YOUR GOAL
Everything in the listing except the pictures should be written out exactly.
==== DATA SEGMENT ====
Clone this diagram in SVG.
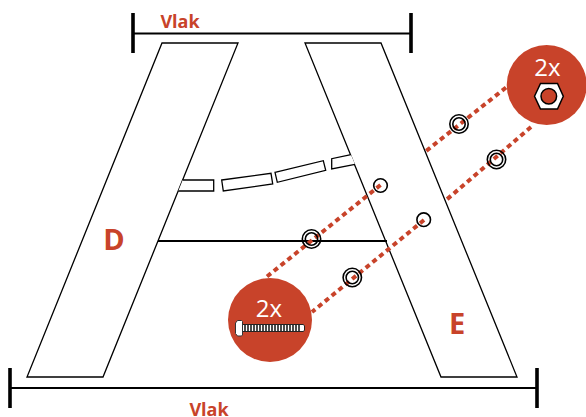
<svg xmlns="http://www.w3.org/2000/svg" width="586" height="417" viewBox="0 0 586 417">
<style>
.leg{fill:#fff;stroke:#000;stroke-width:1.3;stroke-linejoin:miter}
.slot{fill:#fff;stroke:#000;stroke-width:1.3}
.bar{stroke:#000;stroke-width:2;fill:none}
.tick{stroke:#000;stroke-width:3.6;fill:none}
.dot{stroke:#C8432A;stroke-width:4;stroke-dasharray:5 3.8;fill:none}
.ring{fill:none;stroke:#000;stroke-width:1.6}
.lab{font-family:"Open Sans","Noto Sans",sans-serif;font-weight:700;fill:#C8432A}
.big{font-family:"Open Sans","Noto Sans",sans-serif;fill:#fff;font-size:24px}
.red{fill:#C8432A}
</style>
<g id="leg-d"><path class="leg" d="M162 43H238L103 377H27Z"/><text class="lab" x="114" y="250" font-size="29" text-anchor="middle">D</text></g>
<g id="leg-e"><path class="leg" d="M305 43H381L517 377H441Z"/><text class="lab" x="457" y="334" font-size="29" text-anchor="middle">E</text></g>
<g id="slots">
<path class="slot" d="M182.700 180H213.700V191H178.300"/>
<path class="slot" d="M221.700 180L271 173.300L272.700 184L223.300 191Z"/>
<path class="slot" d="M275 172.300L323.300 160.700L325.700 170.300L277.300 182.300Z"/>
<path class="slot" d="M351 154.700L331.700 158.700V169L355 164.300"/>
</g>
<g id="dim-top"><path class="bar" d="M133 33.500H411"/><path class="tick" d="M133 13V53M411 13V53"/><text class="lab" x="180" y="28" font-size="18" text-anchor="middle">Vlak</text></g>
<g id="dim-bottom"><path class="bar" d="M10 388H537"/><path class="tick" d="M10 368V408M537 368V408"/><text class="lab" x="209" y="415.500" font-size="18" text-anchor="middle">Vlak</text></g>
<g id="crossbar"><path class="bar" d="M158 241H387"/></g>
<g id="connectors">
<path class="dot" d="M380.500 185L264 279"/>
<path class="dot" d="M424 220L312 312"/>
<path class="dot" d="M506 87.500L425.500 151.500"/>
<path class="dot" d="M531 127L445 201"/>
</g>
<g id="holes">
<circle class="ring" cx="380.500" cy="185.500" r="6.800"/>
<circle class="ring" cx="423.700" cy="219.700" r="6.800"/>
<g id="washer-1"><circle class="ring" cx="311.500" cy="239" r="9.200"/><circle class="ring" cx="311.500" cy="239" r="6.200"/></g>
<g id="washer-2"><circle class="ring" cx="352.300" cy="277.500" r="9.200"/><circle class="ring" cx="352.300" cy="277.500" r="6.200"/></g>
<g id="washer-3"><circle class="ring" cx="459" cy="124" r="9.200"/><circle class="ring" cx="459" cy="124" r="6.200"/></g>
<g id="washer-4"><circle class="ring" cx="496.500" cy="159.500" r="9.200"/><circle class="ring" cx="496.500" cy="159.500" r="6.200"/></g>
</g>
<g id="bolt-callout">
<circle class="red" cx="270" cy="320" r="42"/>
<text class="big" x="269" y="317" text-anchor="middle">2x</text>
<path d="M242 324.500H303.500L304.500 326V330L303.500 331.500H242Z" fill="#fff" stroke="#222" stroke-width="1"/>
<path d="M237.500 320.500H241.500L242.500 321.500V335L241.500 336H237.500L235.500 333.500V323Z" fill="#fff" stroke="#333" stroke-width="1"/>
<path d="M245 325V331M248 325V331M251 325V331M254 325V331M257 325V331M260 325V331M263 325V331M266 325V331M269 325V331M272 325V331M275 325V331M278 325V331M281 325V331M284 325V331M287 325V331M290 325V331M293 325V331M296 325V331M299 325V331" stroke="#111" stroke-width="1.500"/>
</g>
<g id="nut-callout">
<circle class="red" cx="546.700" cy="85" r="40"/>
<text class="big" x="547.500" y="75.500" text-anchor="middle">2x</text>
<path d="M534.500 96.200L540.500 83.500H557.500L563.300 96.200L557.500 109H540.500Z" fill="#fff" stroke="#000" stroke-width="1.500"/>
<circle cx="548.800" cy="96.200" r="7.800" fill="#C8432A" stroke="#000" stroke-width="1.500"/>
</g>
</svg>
====
SOLUTION TO THIS EXERCISE
Clone this diagram in SVG.
<svg xmlns="http://www.w3.org/2000/svg" width="586" height="417" viewBox="0 0 586 417">
<style>
.leg{fill:#fff;stroke:#000;stroke-width:1.3;stroke-linejoin:miter}
.slot{fill:#fff;stroke:#000;stroke-width:1.3}
.bar{stroke:#000;stroke-width:2;fill:none}
.tick{stroke:#000;stroke-width:3.6;fill:none}
.dot{stroke:#C8432A;stroke-width:4;stroke-dasharray:5 3.8;fill:none}
.ring{fill:none;stroke:#000;stroke-width:1.6}
.lab{font-family:"Open Sans","Noto Sans",sans-serif;font-weight:700;fill:#C8432A}
.big{font-family:"Open Sans","Noto Sans",sans-serif;fill:#fff;font-size:24px}
.red{fill:#C8432A}
</style>
<g id="leg-d"><path class="leg" d="M162 43H238L103 377H27Z"/><text class="lab" x="114" y="250" font-size="29" text-anchor="middle">D</text></g>
<g id="leg-e"><path class="leg" d="M305 43H381L517 377H441Z"/><text class="lab" x="457" y="334" font-size="29" text-anchor="middle">E</text></g>
<g id="slots">
<path class="slot" d="M182.700 180H213.700V191H178.300"/>
<path class="slot" d="M221.700 180L271 173.300L272.700 184L223.300 191Z"/>
<path class="slot" d="M275 172.300L323.300 160.700L325.700 170.300L277.300 182.300Z"/>
<path class="slot" d="M351 154.700L331.700 158.700V169L355 164.300"/>
</g>
<g id="dim-top"><path class="bar" d="M133 33.500H411"/><path class="tick" d="M133 13V53M411 13V53"/><text class="lab" x="180" y="28" font-size="18" text-anchor="middle">Vlak</text></g>
<g id="dim-bottom"><path class="bar" d="M10 388H537"/><path class="tick" d="M10 368V408M537 368V408"/><text class="lab" x="209" y="415.500" font-size="18" text-anchor="middle">Vlak</text></g>
<g id="crossbar"><path class="bar" d="M158 241H387"/></g>
<g id="connectors">
<path class="dot" d="M380.500 185L264 279"/>
<path class="dot" d="M424 220L312 312"/>
<path class="dot" d="M506 87.500L425.500 151.500"/>
<path class="dot" d="M531 127L445 201"/>
</g>
<g id="holes">
<circle class="ring" cx="380.500" cy="185.500" r="6.800"/>
<circle class="ring" cx="423.700" cy="219.700" r="6.800"/>
<g id="washer-1"><circle class="ring" cx="311.500" cy="239" r="9.200"/><circle class="ring" cx="311.500" cy="239" r="6.200"/></g>
<g id="washer-2"><circle class="ring" cx="352.300" cy="277.500" r="9.200"/><circle class="ring" cx="352.300" cy="277.500" r="6.200"/></g>
<g id="washer-3"><circle class="ring" cx="459" cy="124" r="9.200"/><circle class="ring" cx="459" cy="124" r="6.200"/></g>
<g id="washer-4"><circle class="ring" cx="496.500" cy="159.500" r="9.200"/><circle class="ring" cx="496.500" cy="159.500" r="6.200"/></g>
</g>
<g id="bolt-callout">
<circle class="red" cx="270" cy="320" r="42"/>
<text class="big" x="269" y="317" text-anchor="middle">2x</text>
<path d="M242 324.500H303.500L304.500 326V330L303.500 331.500H242Z" fill="#fff" stroke="#222" stroke-width="1"/>
<path d="M237.500 320.500H241.500L242.500 321.500V335L241.500 336H237.500L235.500 333.500V323Z" fill="#fff" stroke="#333" stroke-width="1"/>
<path d="M245 325V331M248 325V331M251 325V331M254 325V331M257 325V331M260 325V331M263 325V331M266 325V331M269 325V331M272 325V331M275 325V331M278 325V331M281 325V331M284 325V331M287 325V331M290 325V331M293 325V331M296 325V331M299 325V331" stroke="#111" stroke-width="1.500"/>
</g>
<g id="nut-callout">
<circle class="red" cx="546.700" cy="85" r="40"/>
<text class="big" x="547.500" y="75.500" text-anchor="middle">2x</text>
<path d="M534.500 96.200L540.500 83.500H557.500L563.300 96.200L557.500 109H540.500Z" fill="#fff" stroke="#000" stroke-width="1.500"/>
<circle cx="548.800" cy="96.200" r="7.800" fill="#C8432A" stroke="#000" stroke-width="1.500"/>
</g>
</svg>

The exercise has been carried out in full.